Crazy idea, maybe someone tried before.
When building small project, like a weather station, someone would like to have a small (I'm talking about 5x5 cm)solar panel to charge a small battery and let electronics does the trickery.
If we mount the solar cell onto an ACTUAL REAL sunflower, does it have enough "torque" to follow the sun?
I mean only the solar cell, not all the electronics batteries etc... It is not so much weigh!
Let me know what you think
Growing sunflowers begin the day with their heads facing east, swing west through the day, and turn back to the east at night. They will do so for a few days even if they are indoors with a non-moving light source. That suggest that if the solar panel only covered the seed head and left the leaves and stem exposed you might get away with it. There could be problems with rot and attaching the panel, and it is only going to work once the plant is already a reasonable size.
Could you attach a bamboo cane to the stem of the sunflower so that it projected above the flower and attach the solar panel to the cane. That way you would not obscure the flower.

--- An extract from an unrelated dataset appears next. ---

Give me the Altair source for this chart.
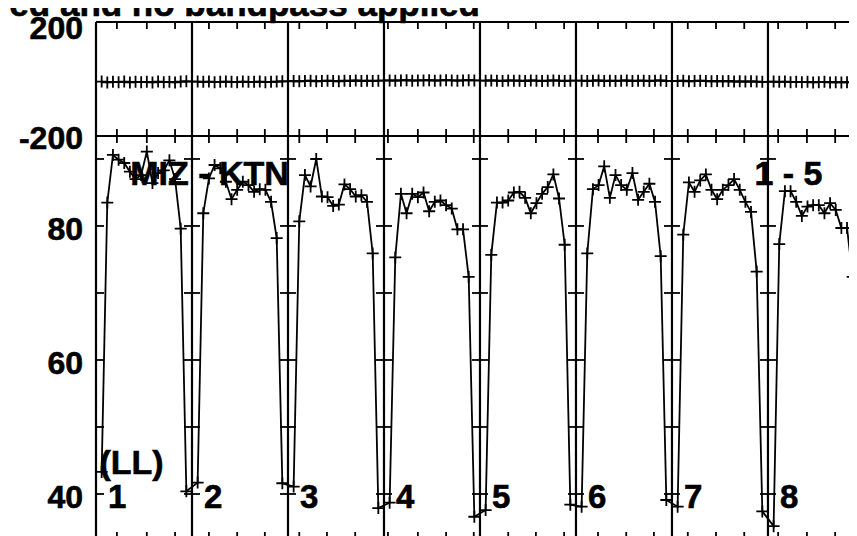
import altair as alt
import pandas as pd

# ---------------- data ----------------
IF_WIDTH = 17          # plot units per IF band (16 channels + gap)
if_numbers = [1, 2, 3, 4, 5, 6, 7, 8]
channels = list(range(1, 17))

amp_if1 = [43.3, 83.5, 90.6, 89.9, 89.4, 88.1, 87.0, 87.6, 91.1, 86.4, 87.9, 88.3, 89.8, 87.0, 79.6, 40.4]
amp_if2 = [41.7, 81.9, 87.1, 89.1, 88.6, 86.6, 84.0, 85.4, 86.6, 86.1, 85.1, 85.5, 85.4, 83.6, 78.2, 41.6]
amp_if3 = [41.1, 80.7, 87.6, 85.9, 90.0, 84.4, 84.3, 83.0, 83.2, 86.2, 85.5, 84.4, 84.6, 83.6, 75.9, 37.9]
amp_if4 = [38.7, 75.3, 84.8, 81.9, 84.8, 84.3, 85.0, 82.2, 83.6, 83.8, 83.1, 82.6, 79.5, 79.5, 72.4, 36.6]
amp_if5 = [37.6, 75.7, 83.5, 83.5, 83.8, 85.0, 85.1, 84.2, 81.9, 83.4, 84.8, 85.8, 87.7, 84.1, 77.2, 38.4]
amp_if6 = [38.1, 75.9, 85.5, 86.1, 88.9, 84.2, 87.6, 86.1, 85.4, 87.9, 83.9, 85.1, 86.3, 83.6, 75.5, 39.1]
amp_if7 = [38.1, 78.7, 86.5, 85.1, 86.8, 87.7, 85.4, 84.0, 85.4, 86.1, 87.0, 85.4, 83.6, 82.1, 73.2, 37.4]
amp_if8 = [35.2, 77.3, 85.2, 85.2, 83.6, 81.5, 82.9, 83.1, 83.1, 81.9, 83.4, 82.4, 79.7, 79.7, 72.4, 35.5]

ph_if1 = [-9, -12, -10, -11, -9, -12, -10, -11, -10, -12, -9, -11, -10, -12, -9, -8]
ph_if2 = [-9, -10, -9, -11, -10, -9, -10, -11, -9, -10, -10, -9, -11, -10, -9, -8]
ph_if3 = [-7, -8, -7, -6, -8, -7, -6, -7, -8, -6, -7, -5, -7, -6, -7, -6]
ph_if4 = [-5, -6, -5, -4, -6, -5, -5, -4, -6, -5, -4, -5, -6, -5, -4, -5]
ph_if5 = [-6, -5, -6, -7, -5, -6, -6, -7, -5, -6, -7, -6, -5, -6, -7, -6]
ph_if6 = [-6, -7, -6, -5, -7, -6, -7, -6, -5, -7, -6, -6, -7, -6, -5, -7]
ph_if7 = [-7, -6, -8, -7, -6, -7, -8, -7, -8, -7, -9, -8, -9, -8, -9, -10]
ph_if8 = [-9, -10, -9, -11, -10, -11, -10, -12, -11, -10, -12, -11, -12, -11, -12, -13]

freq_ticks = [3.7, 9.0, 14.0, 20.0, 25.0, 29.9, 36.0, 40.9, 45.9, 51.7, 57.0, 62.0, 66.9,
              73.0, 77.9, 82.9, 88.9, 93.9, 98.8, 104.8, 109.8, 114.8, 120.8, 125.9, 130.9]
divider_positions = [0, 17, 34, 51, 68, 85, 102, 119, 136]
amp_tick_values = [40, 50, 60, 70, 80, 90]
phase_labels = ["200", "-200"]
phase_label_values = [200, -200]
amp_labels = ["80", "60", "40"]
amp_label_values = [80, 60, 40]
if_labels = ["1", "2", "3", "4", "5", "6", "7", "8"]

title_text = "ied and no bandpass applied"
baseline_text = "MIZ - KTN"
pol_text = "(LL)"
time_text = "1 - 5"

# ---------------- tables ----------------
amps = [amp_if1, amp_if2, amp_if3, amp_if4, amp_if5, amp_if6, amp_if7, amp_if8]
phs = [ph_if1, ph_if2, ph_if3, ph_if4, ph_if5, ph_if6, ph_if7, ph_if8]
rows = []
for i, ifn in enumerate(if_numbers):
    for j, ch in enumerate(channels):
        rows.append({"pos": (ifn - 1) * IF_WIDTH + ch, "amp": amps[i][j], "phase": phs[i][j]})
df = pd.DataFrame(rows)

P_TOP, P_BOT = 200, -200
A_BOTTOM_EDGE = 33.28

ticks_df = pd.DataFrame({"pos": freq_ticks, "ptop": P_TOP, "pbot": P_BOT, "abot": A_BOTTOM_EDGE})
div_df = pd.DataFrame({"pos": divider_positions})
div_tick_df = pd.DataFrame([{"pos": d, "a": v} for d in divider_positions[1:] for v in amp_tick_values])
left_tick_df = pd.DataFrame([{"pos": 0, "a": v} for v in amp_tick_values])
plab_df = pd.DataFrame({"pos": 0, "v": phase_label_values, "t": phase_labels})
alab_df = pd.DataFrame({"pos": 0, "v": amp_label_values, "t": amp_labels})
iflab_df = pd.DataFrame({"pos": [d for d in divider_positions[:8]], "a": 37.9, "t": if_labels})
border_df = pd.DataFrame({"v": [P_TOP, P_BOT]})

FONT = "Liberation Sans"
PLUS = "M-1,0L1,0M0,-1L0,1"
LW = 1.8
TXT = dict(font=FONT, fontWeight="bold", color="black", stroke="black", strokeWidth=0.6)

X = alt.X("pos:Q", scale=alt.Scale(domain=[0, 133.35], nice=False, zero=False), axis=None)


def YP(f):
    return alt.Y(f, scale=alt.Scale(domain=[-200, 200], range=[114, 0], nice=False, zero=False), axis=None)


def YA(f):
    return alt.Y(f, scale=alt.Scale(domain=[33.73, 93.43], range=[514, 114], nice=False, zero=False), axis=None)


def marks(data, shape, size):
    return alt.Chart(data).mark_point(shape=shape, size=size, filled=False, color="black",
                                      strokeWidth=LW, opacity=1)


# ---------------- phase panel ----------------
p_line = alt.Chart(df).mark_line(color="black", strokeWidth=LW).encode(x=X, y=YP("phase:Q"))
p_pts = marks(df, PLUS, 144).encode(x=X, y=YP("phase:Q"))
p_border = alt.Chart(border_df).mark_rule(color="black", strokeWidth=2.2).encode(y=YP("v:Q"))
p_ticks_top = marks(ticks_df, "M0,0L0,1", 196).encode(x=X, y=YP("ptop:Q"))
p_ticks_mid = marks(ticks_df, "M0,-1L0,1", 196).encode(x=X, y=YP("pbot:Q"))
p_lab_top = alt.Chart(plab_df.iloc[[0]]).mark_text(fontSize=32, align="right", baseline="middle",
                                                  dx=-13, dy=7, **TXT).encode(
    x=X, y=YP("v:Q"), text="t:N")
p_lab_bot = alt.Chart(plab_df.iloc[[1]]).mark_text(fontSize=32, align="right", baseline="middle",
                                                  dx=-13, dy=3, **TXT).encode(
    x=X, y=YP("v:Q"), text="t:N")
title_mark = alt.Chart(pd.DataFrame({"pos": [68.0], "v": [221], "t": [title_text]})).mark_text(
    fontSize=35, align="right", baseline="alphabetic", **TXT).encode(
    x=X, y=YP("v:Q"), text="t:N")

phase_layer = alt.layer(p_border, p_ticks_top, p_ticks_mid, p_line, p_pts, p_lab_top, p_lab_bot, title_mark)

# ---------------- amplitude panel ----------------
dividers = alt.Chart(div_df).mark_rule(color="black", strokeWidth=2.2).encode(x=X)
div_ticks = marks(div_tick_df, "M-1,0L1,0", 256).encode(x=X, y=YA("a:Q"))
left_ticks = marks(left_tick_df, "M0,0L1,0", 256).encode(x=X, y=YA("a:Q"))
bot_ticks = marks(ticks_df, "M0,-1L0,0", 196).encode(x=X, y=YA("abot:Q"))
a_line = alt.Chart(df).mark_line(color="black", strokeWidth=LW).encode(x=X, y=YA("amp:Q"))
a_pts = marks(df, PLUS, 144).encode(x=X, y=YA("amp:Q"))
a_labs = alt.Chart(alab_df).mark_text(fontSize=32, align="right", baseline="middle",
                                      dx=-13, dy=4, **TXT).encode(
    x=X, y=YA("v:Q"), text="t:N")
if_labs = alt.Chart(iflab_df).mark_text(fontSize=33, align="left", baseline="alphabetic",
                                        dx=12, **TXT).encode(
    x=X, y=YA("a:Q"), text="t:N")
annot_df = pd.DataFrame({"pos": [6.07, 116.6, 0.6], "a": [86.12, 86.12, 42.95],
                         "t": [baseline_text, time_text, pol_text]})
annots = alt.Chart(annot_df).mark_text(fontSize=34, align="left", baseline="alphabetic", **TXT).encode(
    x=X, y=YA("a:Q"), text="t:N")

amp_layer = alt.layer(dividers, div_ticks, left_ticks, bot_ticks, a_line, a_pts, a_labs, if_labs, annots)

chart = alt.layer(phase_layer, amp_layer).resolve_scale(y="independent").properties(
    width=753, height=514,
    autosize=alt.AutoSizeParams(type="none"),
    padding={"left": 88, "top": 14, "right": 0, "bottom": 0},
    background="white",
).configure_view(stroke=None)

chart.save("out.html", embed_options={"renderer": "svg", "actions": False})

Or maybe even have a pair of balanced solar panels on arms that reach out each side of the flower.
The permutations seem endless. And they may not all be mad.
It's unsure how practical this would really be but I think if you made it and made an artsy video it would get some good attention. I'd be willing to bet it would get a Hackaday article if you submitted it.
Danz892:
Thanks you all for the participation!
I repeat, it is a crazy idea, and i does not have a sunflower here at home.
It would be an intersting experiment.
Daniele
They grow fast from seed. I don't see why the idea would not work if the panel is light enough. I agree with @pert than an artsy timelapse video would get a lot of hits.
The linked page is in Turkish, so I can't read it, but the video (the guy has an American accent) is about a TFT display called the Sunflower shield, but doesn't have anything to do with a real sunflower.